Other guys tend to be overbearing. If the girl seems upset or irritated before the guy approaches, then it’s a good idea to not approach at all. Some men choose to ignore the frustration and will still bombard her with pickup lines. It should be fairly obvious when a lady is not interested, so when she politely declines the offer to buy her a drink, respect it.

Body language also plays a big part when trying to impress the opposite sex. A man darting his eyes in all directions while rubbing his sweaty palms is not an attractive sight. More-over it is rather creepy and doesn’t score any points. Being dressed accordingly and looking a girl in the eye when she talks should always be priority.

Reading a woman’s body language is also important. This will show any guy soon enough whether she has any interest of engaging in conversation. A guy should ignore all the books about tell-tale signs when women are flirting. Playing with her hair and licking her lips are not signs that she is approachable.

Guys shouldn’t forget that even women can get nervous when spoken to out of the blue. Take note of the way she reacts and how comfortable she is with the conversation. A girl will make it apparent if she’s interested or not without having to be nasty. The approach must always be based on mutual respect. The guy must accept that he doesn’t know everything and enquiring is a much better road to follow as supposed to speculating.

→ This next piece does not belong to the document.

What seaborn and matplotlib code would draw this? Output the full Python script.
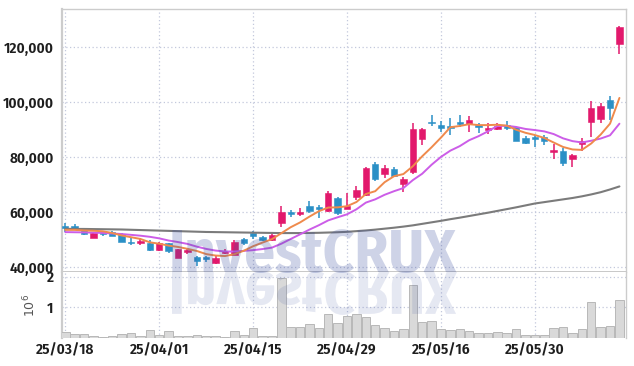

Ultimately the best advice comes in the form of experience. Taking time to study how other guys approach women and taking pointers from those who are successful is a very good idea. Overcoming the fear of rejection is made easier once a guy sees for himself how often real rejection actually takes place. If those bad ideas mentioned above aren’t part of the strategy then success will happen more often than not.

Once the evil picture in your mind gets proved wrong, the road is open and rejection won’t seem very harsh. Getting positive reactions from the ladies will automatically decrease the fear all together. In turn this will increase the confidence to follow through the act of talking the girl instead of just staring.

If these steps are too big to take then a guy should begin on a smaller scale. Making conversation with the waitress or cashier at the store is a very good start. These women get paid to be friendly and it will get a guy into the routine of talking with complete strangers. Don’t try pickup lines though. General topics or pleasant jokes should be the aim.

Preparing for these situations won’t hurt. A guy should think about what he is going to say and when he is going to say it. Just stumbling in and blabbering the first thought that comes to mind isn’t going to get any man very far unless they are known as Johnny Depp. Instead of imagining rejection, picture how good the conversation is going to flow.

Feeling humiliated is an emotion everybody, including women, will try to avoid. Women usually have a lot more empathy than men, so putting a guy down easy will be their first tactic if not interested. That is to say the guy wasn’t being a dumb-ass in his approach. The guy with a pleasant conversation starter will either get the girl or be nicely told to move on.

Guys should keep in mind that simply being able to talk to women doesn’t mean they will be attracted to them. The correct way of communication can do wonders for any relationship and finding the right way is going to take time. Someone might not be attractive from a distance, but perceptions change when in conversation. Upon developing tactics to approach a girl, the guy should also work on the follow-up discussion if he wishes to speak with her again.